» **TASK OBJECTIVE**: Count the lines below that contain "with". Give only the number.

» **DATASET ENTRIES**:
=-=-=-=-=

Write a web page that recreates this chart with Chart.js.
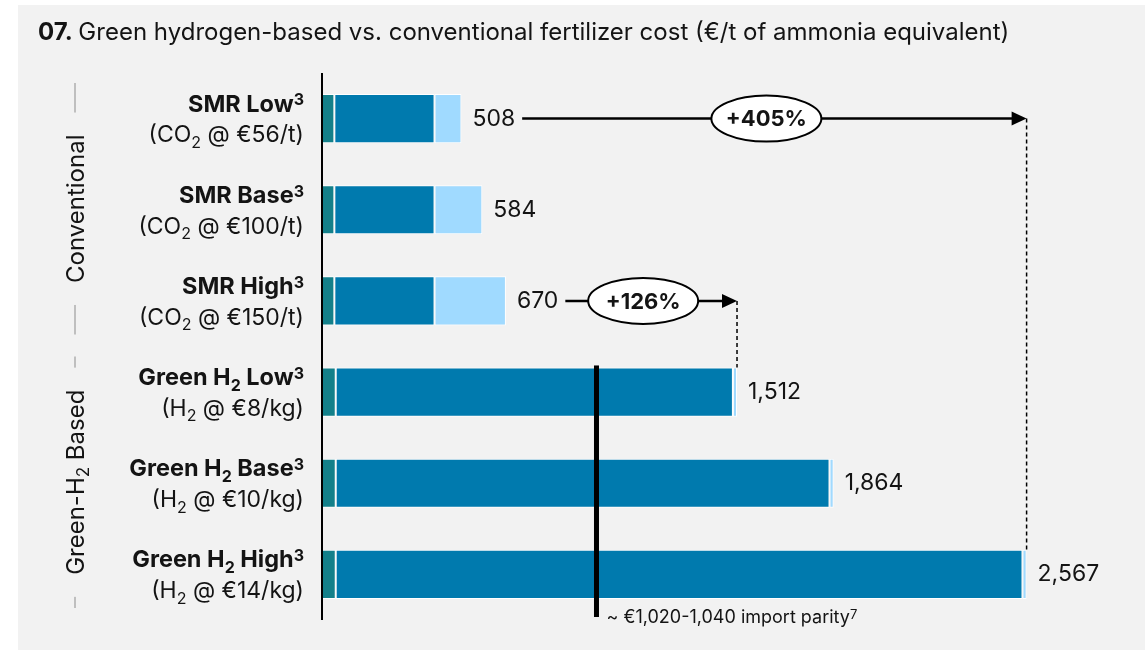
<!DOCTYPE html>
<html>
<head>
<meta charset="utf-8">
<script src="https://cdn.jsdelivr.net/npm/chart.js@4/dist/chart.umd.min.js"></script>
<style>
  html, body { margin: 0; padding: 0; background: #fff; }
  #wrap { width: 1145px; height: 651px; }
</style>
</head>
<body>
<div id="wrap"><canvas id="costChart" width="1145" height="651"></canvas></div>
<script>
// _x = subscript, ^x = superscript
const categories = ['SMR Low^3', 'SMR Base^3', 'SMR High^3', 'Green H_2 Low^3', 'Green H_2 Base^3', 'Green H_2 High^3'];
const subLabels = ['(CO_2 @ €56/t)', '(CO_2 @ €100/t)', '(CO_2 @ €150/t)', '(H_2 @ €8/kg)', '(H_2 @ €10/kg)', '(H_2 @ €14/kg)'];
const otherCost = [45, 45, 45, 50, 50, 50];
const mainCost = [365, 365, 365, 1447, 1799, 2502];
const topCost = [98, 174, 260, 15, 15, 15];
const totals = [508, 584, 670, 1512, 1864, 2567];
const groups = ['Conventional', 'Green-H_2 Based'];
const groupSizes = [3, 3];
const comparisons = [[0, 5], [2, 3]];   // [from, to] category index
const parityValue = 1000;
const parityLabel = '~ €1,020-1,040 import parity^7';

const FONT = 'Inter, "Open Sans", sans-serif';
const TEXT = '#141414';

function parseRich(str) {
  const segs = [];
  let buf = '';
  for (let i = 0; i < str.length; i++) {
    const c = str[i];
    if ((c === '_' || c === '^') && i + 1 < str.length) {
      if (buf) segs.push({ t: buf, k: 'n' });
      buf = '';
      segs.push({ t: str[i + 1], k: c === '_' ? 'sub' : 'sup' });
      i++;
    } else buf += c;
  }
  if (buf) segs.push({ t: buf, k: 'n' });
  return segs;
}

// draws text with sub/superscripts, y = vertical middle
function drawRich(ctx, str, x, y, size, weight, align) {
  const segs = parseRich(str);
  const small = Math.round(size * 0.7);
  let total = 0;
  segs.forEach(s => {
    ctx.font = `${weight} ${s.k === 'n' ? size : small}px ${FONT}`;
    s.w = ctx.measureText(s.t).width;
    total += s.w;
  });
  let cx = align === 'right' ? x - total : (align === 'center' ? x - total / 2 : x);
  const base = y + size * 0.36;
  ctx.textAlign = 'left';
  ctx.textBaseline = 'alphabetic';
  segs.forEach(s => {
    ctx.font = `${weight} ${s.k === 'n' ? size : small}px ${FONT}`;
    let dy = 0;
    if (s.k === 'sup') dy = -size * 0.26;
    if (s.k === 'sub') dy = size * 0.24;
    ctx.fillText(s.t, cx, base + dy);
    cx += s.w;
  });
  return total;
}

const fmt = v => v.toLocaleString('en-US');

const decor = {
  id: 'decor',
  beforeDraw(chart) {
    const ctx = chart.ctx;
    ctx.save();
    ctx.fillStyle = '#ffffff';
    ctx.fillRect(0, 0, chart.width, chart.height);
    ctx.fillStyle = '#f2f2f2';
    ctx.fillRect(18, 5, chart.width - 18, 645);
    ctx.restore();
  },
  afterDatasetsDraw(chart) {
    const ctx = chart.ctx;
    const xs = chart.scales.x, ys = chart.scales.y;
    const area = chart.chartArea;
    const band = (area.bottom - area.top) / categories.length;
    const barH = band * 0.54;
    ctx.save();
    ctx.fillStyle = TEXT;

    // title
    ctx.font = `bold 24px ${FONT}`;
    ctx.textBaseline = 'middle';
    ctx.textAlign = 'left';
    ctx.fillText('07.', 38, 33);
    const w07 = ctx.measureText('07. ').width;
    ctx.font = `24px ${FONT}`;
    ctx.fillText('Green hydrogen-based vs. conventional fertilizer cost (€/t of ammonia equivalent)', 38 + w07, 33);

    // axis line
    ctx.strokeStyle = '#000';
    ctx.lineWidth = 2;
    ctx.beginPath();
    ctx.moveTo(area.left, area.top);
    ctx.lineTo(area.left, area.bottom);
    ctx.stroke();

    // category labels
    categories.forEach((c, i) => {
      const y = ys.getPixelForValue(i);
      ctx.fillStyle = TEXT;
      drawRich(ctx, c, 304, y - 15.5, 23.5, 'bold', 'right');
      drawRich(ctx, subLabels[i], 304, y + 15.5, 23, 'normal', 'right');
    });

    // group labels with bracket lines
    let start = 0;
    groups.forEach((g, gi) => {
      const top = ys.getPixelForValue(start) - band / 2 + 10;
      const bot = ys.getPixelForValue(start + groupSizes[gi] - 1) + band / 2 - 12;
      const mid = (top + bot) / 2;
      const x = 75;
      ctx.save();
      ctx.translate(x, mid);
      ctx.rotate(-Math.PI / 2);
      ctx.fillStyle = TEXT;
      const tw = drawRich(ctx, g, 0, 0, 24, 'normal', 'center');
      ctx.restore();
      ctx.strokeStyle = '#8c8c8c';
      ctx.lineWidth = 1;
      ctx.beginPath();
      ctx.moveTo(x, top); ctx.lineTo(x, mid - tw / 2 - 22);
      ctx.moveTo(x, mid + tw / 2 + 22); ctx.lineTo(x, bot);
      ctx.stroke();
      start += groupSizes[gi];
    });

    // value labels
    const labelEnd = [];
    totals.forEach((v, i) => {
      const x = xs.getPixelForValue(v) + 11;
      const y = ys.getPixelForValue(i);
      ctx.fillStyle = TEXT;
      ctx.font = `23px ${FONT}`;
      ctx.textAlign = 'left';
      ctx.textBaseline = 'middle';
      ctx.fillText(fmt(v), x, y);
      labelEnd[i] = x + ctx.measureText(fmt(v)).width;
    });

    // comparison arrows
    comparisons.forEach(([a, b]) => {
      const y = ys.getPixelForValue(a);
      const x0 = labelEnd[a] + 7;
      const x1 = xs.getPixelForValue(totals[b]);
      ctx.strokeStyle = '#000';
      ctx.fillStyle = '#000';
      ctx.lineWidth = 2.5;
      ctx.beginPath();
      ctx.moveTo(x0, y); ctx.lineTo(x1 - 12, y);
      ctx.stroke();
      ctx.beginPath();
      ctx.moveTo(x1, y); ctx.lineTo(x1 - 15, y - 7); ctx.lineTo(x1 - 15, y + 7);
      ctx.closePath(); ctx.fill();
      // dashed drop line
      ctx.lineWidth = 1.5;
      ctx.setLineDash([4, 3]);
      ctx.beginPath();
      ctx.moveTo(x1, y); ctx.lineTo(x1, ys.getPixelForValue(b) - barH / 2);
      ctx.stroke();
      ctx.setLineDash([]);
      // ellipse badge
      const cx = (x0 + x1) / 2 - 8;
      ctx.beginPath();
      ctx.ellipse(cx, y, 55, 23, 0, 0, Math.PI * 2);
      ctx.fillStyle = '#fff';
      ctx.fill();
      ctx.lineWidth = 2;
      ctx.stroke();
      const pct = Math.round((totals[b] / totals[a] - 1) * 100);
      ctx.fillStyle = TEXT;
      ctx.font = `bold 22px ${FONT}`;
      ctx.textAlign = 'center';
      ctx.textBaseline = 'middle';
      ctx.fillText('+' + pct + '%', cx, y + 1);
    });

    // import parity line
    const px = xs.getPixelForValue(parityValue);
    const pTop = ys.getPixelForValue(3) - barH / 2 - 2;
    ctx.fillStyle = '#000';
    ctx.fillRect(px - 2.5, pTop, 5, area.bottom - 3 - pTop);
    ctx.fillStyle = TEXT;
    drawRich(ctx, parityLabel, px + 10, area.bottom - 3, 18, 'normal', 'left');

    ctx.restore();
  }
};

const ctx = document.getElementById('costChart').getContext('2d');
const barStyle = { borderColor: '#ffffff', borderWidth: 1, borderSkipped: false, barPercentage: 0.54, categoryPercentage: 1 };
new Chart(ctx, {
  type: 'bar',
  data: {
    labels: categories,
    datasets: [
      { label: 'Other', data: otherCost, backgroundColor: '#13808a', ...barStyle },
      { label: 'Main', data: mainCost, backgroundColor: '#007aae', ...barStyle },
      { label: 'Top', data: topCost, backgroundColor: '#a0daff', ...barStyle },
    ],
  },
  options: {
    indexAxis: 'y',
    responsive: false,
    animation: false,
    layout: { padding: { left: 322, right: 27, top: 73, bottom: 31 } },
    plugins: { legend: { display: false }, tooltip: { enabled: false } },
    scales: {
      x: { stacked: true, min: 0, max: 2900, display: false },
      y: { stacked: true, display: false },
    },
  },
  plugins: [decor],
});
</script>
</body>
</html>
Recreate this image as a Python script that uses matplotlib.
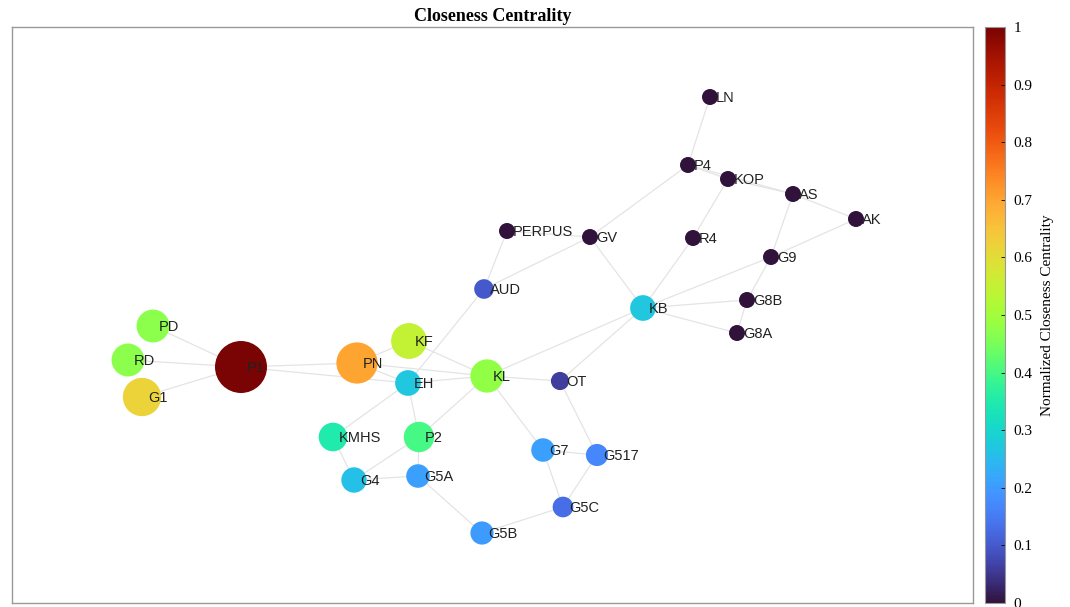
import numpy as np
import matplotlib
matplotlib.use("Agg")
import matplotlib.pyplot as plt
from matplotlib import cm, colors

# node names, layout positions (pixel-like coords) and normalized closeness
nodes = ["P1", "PD", "RD", "G1", "PN", "KF", "EH", "KL", "OT", "KMHS",
         "P2", "G4", "G5A", "G7", "G517", "G5C", "G5B", "AUD", "PERPUS", "GV",
         "KB", "LN", "P4", "KOP", "AS", "AK", "R4", "G9", "G8B", "G8A"]
pos_x = [241, 153, 128, 142, 357, 409, 408, 487, 560, 333,
         419, 354, 418, 543, 597, 563, 482, 484, 507, 590,
         643, 710, 688, 728, 793, 856, 693, 771, 747, 737]
pos_y = [367, 326, 360, 397, 363, 341, 383, 376, 381, 437,
         437, 480, 476, 450, 455, 507, 533, 289, 231, 237,
         308, 97, 165, 179, 194, 219, 238, 257, 300, 333]
closeness = [1.00, 0.47, 0.47, 0.62, 0.70, 0.55, 0.27, 0.48, 0.06, 0.35,
             0.40, 0.26, 0.21, 0.21, 0.17, 0.13, 0.20, 0.10, 0.0, 0.0,
             0.27, 0.0, 0.0, 0.0, 0.0, 0.0, 0.0, 0.0, 0.0, 0.0]

edges = [("PD", "P1"), ("RD", "P1"), ("G1", "P1"), ("P1", "PN"), ("P1", "EH"),
         ("PN", "KF"), ("PN", "KL"), ("PN", "EH"), ("KF", "KL"), ("EH", "KL"),
         ("EH", "AUD"), ("EH", "KMHS"), ("EH", "P2"), ("KL", "P2"), ("KL", "OT"),
         ("KL", "G7"), ("KL", "KB"), ("KMHS", "G4"), ("G4", "G5A"), ("G4", "P2"),
         ("P2", "G5A"), ("G5A", "G5B"), ("G5B", "G5C"), ("G5C", "G7"),
         ("G5C", "G517"), ("G7", "G517"), ("OT", "G517"), ("OT", "KB"),
         ("AUD", "PERPUS"), ("AUD", "GV"), ("PERPUS", "GV"), ("GV", "KB"),
         ("GV", "P4"), ("LN", "P4"), ("P4", "KOP"), ("P4", "AS"), ("KOP", "AS"),
         ("KOP", "R4"), ("R4", "KB"), ("AS", "AK"), ("AS", "G9"), ("AK", "G9"),
         ("G9", "KB"), ("G9", "G8B"), ("G8B", "G8A"), ("G8B", "KB"), ("G8A", "KB")]

fig = plt.figure(figsize=(10.7, 6.07), dpi=100)
ax = fig.add_axes([12 / 1070, 4 / 607, 961 / 1070, 576 / 607])
idx = {n: i for i, n in enumerate(nodes)}

for a, b in edges:
    i, j = idx[a], idx[b]
    ax.plot([pos_x[i], pos_x[j]], [pos_y[i], pos_y[j]], color="#e4e4e4",
            lw=0.9, zorder=1)

cmap = matplotlib.colormaps["turbo"]
norm = colors.Normalize(0, 1)
c = np.array(closeness)
# node radius grows with centrality
radius = 8 + 18 * c
ax.scatter(pos_x, pos_y, s=(1.44 * radius) ** 2, c=c, cmap=cmap, norm=norm,
           edgecolors="none", zorder=2)

for i, n in enumerate(nodes):
    ax.text(pos_x[i] + 6, pos_y[i] + 1, n, fontsize=10.5, family="Liberation Sans",
            color="#222222", ha="left", va="center", zorder=3)

ax.set_xlim(12, 973)
ax.set_ylim(603, 27)
ax.set_xticks([])
ax.set_yticks([])
for s in ax.spines.values():
    s.set_color("#999999")
    s.set_linewidth(1.0)
ax.set_title("Closeness Centrality", family="Liberation Serif", fontweight="bold",
             fontsize=13, pad=4)

cax = fig.add_axes([985 / 1070, 4 / 607, 20 / 1070, 576 / 607])
cb = fig.colorbar(cm.ScalarMappable(norm=norm, cmap=cmap), cax=cax)
cb.set_ticks(np.arange(0, 1.01, 0.1))
cb.set_ticklabels(["0", "0.1", "0.2", "0.3", "0.4", "0.5", "0.6", "0.7", "0.8", "0.9", "1"])
cax.tick_params(direction="in", length=3, width=0.6, labelsize=11, pad=6)
for t in cax.get_yticklabels():
    t.set_family("Liberation Serif")
cb.outline.set_edgecolor("#999999")
cb.outline.set_linewidth(0.8)
cb.set_label("Normalized Closeness Centrality", family="Liberation Serif",
             fontsize=11, labelpad=6)

fig.savefig("out.png", dpi=100)
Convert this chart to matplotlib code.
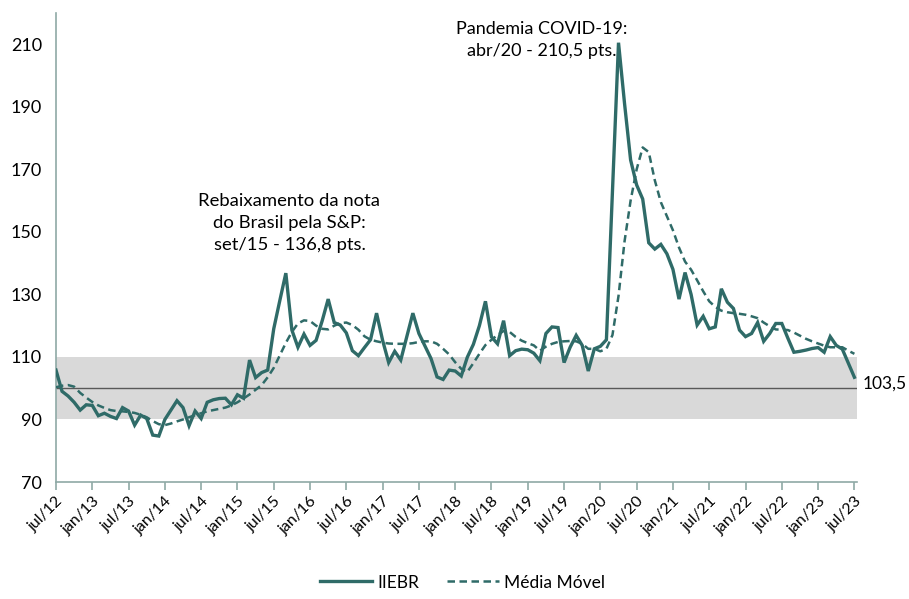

=-=-=-=-=

» **FINAL RESULT**: 4